PROBLEM DESCRIPTION → Which lines of the records contain "that"? Collect every one of them.

THE INPUT →
○ ○ ○ ○

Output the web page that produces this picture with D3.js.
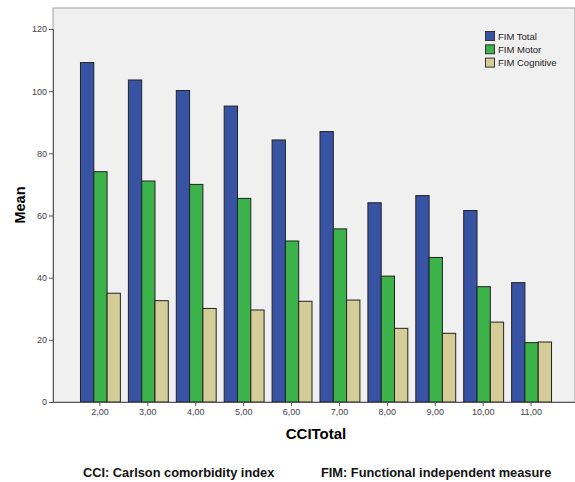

○ ○ ○ ○

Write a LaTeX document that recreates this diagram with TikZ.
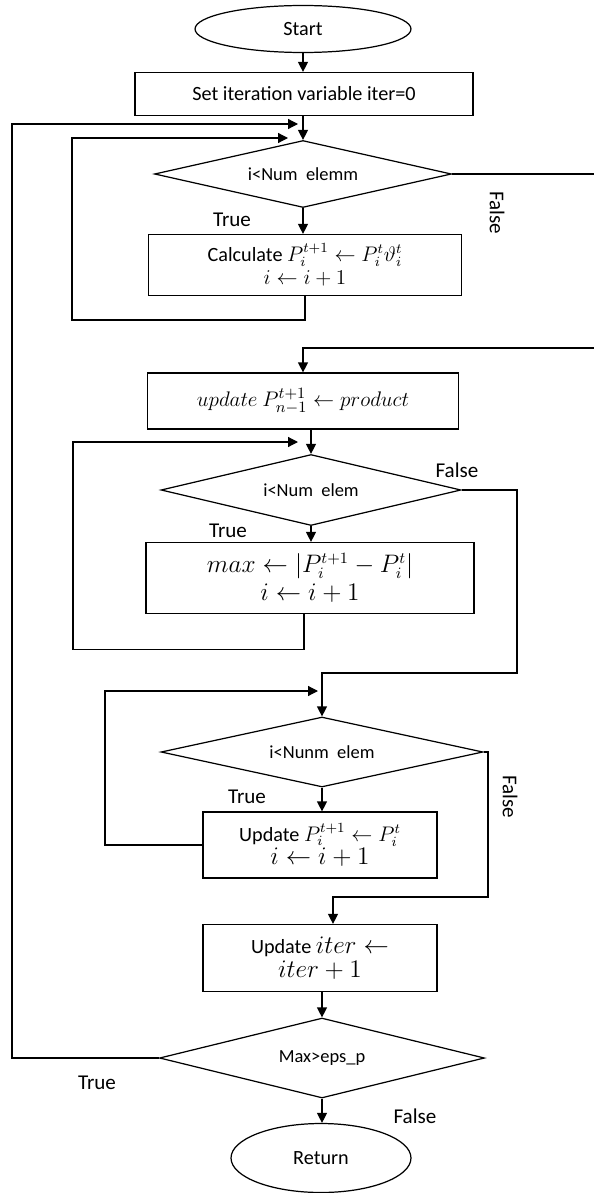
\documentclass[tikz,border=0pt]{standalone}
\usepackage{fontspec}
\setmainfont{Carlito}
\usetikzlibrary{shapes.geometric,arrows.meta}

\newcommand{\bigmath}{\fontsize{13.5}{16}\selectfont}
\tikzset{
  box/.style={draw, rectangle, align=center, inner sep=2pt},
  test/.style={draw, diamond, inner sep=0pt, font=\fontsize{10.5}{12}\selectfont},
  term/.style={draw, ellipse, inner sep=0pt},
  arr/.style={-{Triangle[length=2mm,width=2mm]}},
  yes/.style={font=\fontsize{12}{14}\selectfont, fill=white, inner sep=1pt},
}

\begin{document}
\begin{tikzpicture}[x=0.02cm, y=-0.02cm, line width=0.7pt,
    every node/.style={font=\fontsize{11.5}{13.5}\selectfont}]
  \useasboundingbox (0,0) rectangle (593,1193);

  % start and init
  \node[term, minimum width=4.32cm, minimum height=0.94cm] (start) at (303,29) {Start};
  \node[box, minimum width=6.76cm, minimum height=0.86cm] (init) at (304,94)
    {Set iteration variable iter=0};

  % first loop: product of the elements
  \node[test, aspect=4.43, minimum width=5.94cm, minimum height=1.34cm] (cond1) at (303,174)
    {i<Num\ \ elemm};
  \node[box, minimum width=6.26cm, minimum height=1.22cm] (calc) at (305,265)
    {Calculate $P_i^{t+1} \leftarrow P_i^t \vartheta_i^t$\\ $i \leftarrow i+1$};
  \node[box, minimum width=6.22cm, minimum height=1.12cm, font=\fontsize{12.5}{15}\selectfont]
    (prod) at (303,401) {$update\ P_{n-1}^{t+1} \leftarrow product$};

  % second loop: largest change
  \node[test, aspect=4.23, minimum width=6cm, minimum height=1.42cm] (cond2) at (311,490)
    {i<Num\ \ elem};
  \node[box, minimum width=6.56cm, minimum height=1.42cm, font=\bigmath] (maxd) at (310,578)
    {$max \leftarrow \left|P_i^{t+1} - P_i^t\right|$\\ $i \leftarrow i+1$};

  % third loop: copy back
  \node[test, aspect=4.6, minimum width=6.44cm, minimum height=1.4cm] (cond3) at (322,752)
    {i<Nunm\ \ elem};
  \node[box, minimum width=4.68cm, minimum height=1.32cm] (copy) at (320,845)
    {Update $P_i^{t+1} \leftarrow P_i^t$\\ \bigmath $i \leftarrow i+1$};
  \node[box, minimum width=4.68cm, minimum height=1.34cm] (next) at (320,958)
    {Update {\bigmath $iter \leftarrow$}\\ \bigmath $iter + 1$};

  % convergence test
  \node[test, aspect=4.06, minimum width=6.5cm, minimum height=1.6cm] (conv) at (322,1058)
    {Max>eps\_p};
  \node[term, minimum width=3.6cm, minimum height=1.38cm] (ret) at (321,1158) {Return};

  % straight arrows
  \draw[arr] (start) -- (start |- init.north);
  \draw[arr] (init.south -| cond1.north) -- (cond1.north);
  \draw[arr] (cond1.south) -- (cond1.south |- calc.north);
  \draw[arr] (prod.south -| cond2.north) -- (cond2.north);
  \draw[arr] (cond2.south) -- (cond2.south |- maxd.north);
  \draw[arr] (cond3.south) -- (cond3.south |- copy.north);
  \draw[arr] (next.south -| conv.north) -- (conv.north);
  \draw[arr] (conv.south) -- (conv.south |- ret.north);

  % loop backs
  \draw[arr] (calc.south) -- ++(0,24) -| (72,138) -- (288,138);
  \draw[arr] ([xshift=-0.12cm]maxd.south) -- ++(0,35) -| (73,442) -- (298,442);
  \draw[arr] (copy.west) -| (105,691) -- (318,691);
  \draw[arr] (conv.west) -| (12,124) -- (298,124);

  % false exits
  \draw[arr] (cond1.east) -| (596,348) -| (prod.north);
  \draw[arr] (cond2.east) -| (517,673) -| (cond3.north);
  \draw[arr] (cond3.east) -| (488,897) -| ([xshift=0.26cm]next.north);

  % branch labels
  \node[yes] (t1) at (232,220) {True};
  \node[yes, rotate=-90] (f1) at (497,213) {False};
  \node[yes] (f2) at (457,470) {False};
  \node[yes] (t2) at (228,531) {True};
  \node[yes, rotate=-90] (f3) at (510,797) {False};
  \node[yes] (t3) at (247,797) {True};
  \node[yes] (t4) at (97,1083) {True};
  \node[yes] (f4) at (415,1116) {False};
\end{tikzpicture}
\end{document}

○ ○ ○ ○

SOLUTION →
Output the web page that produces this picture with D3.js.
Write a LaTeX document that recreates this diagram with TikZ.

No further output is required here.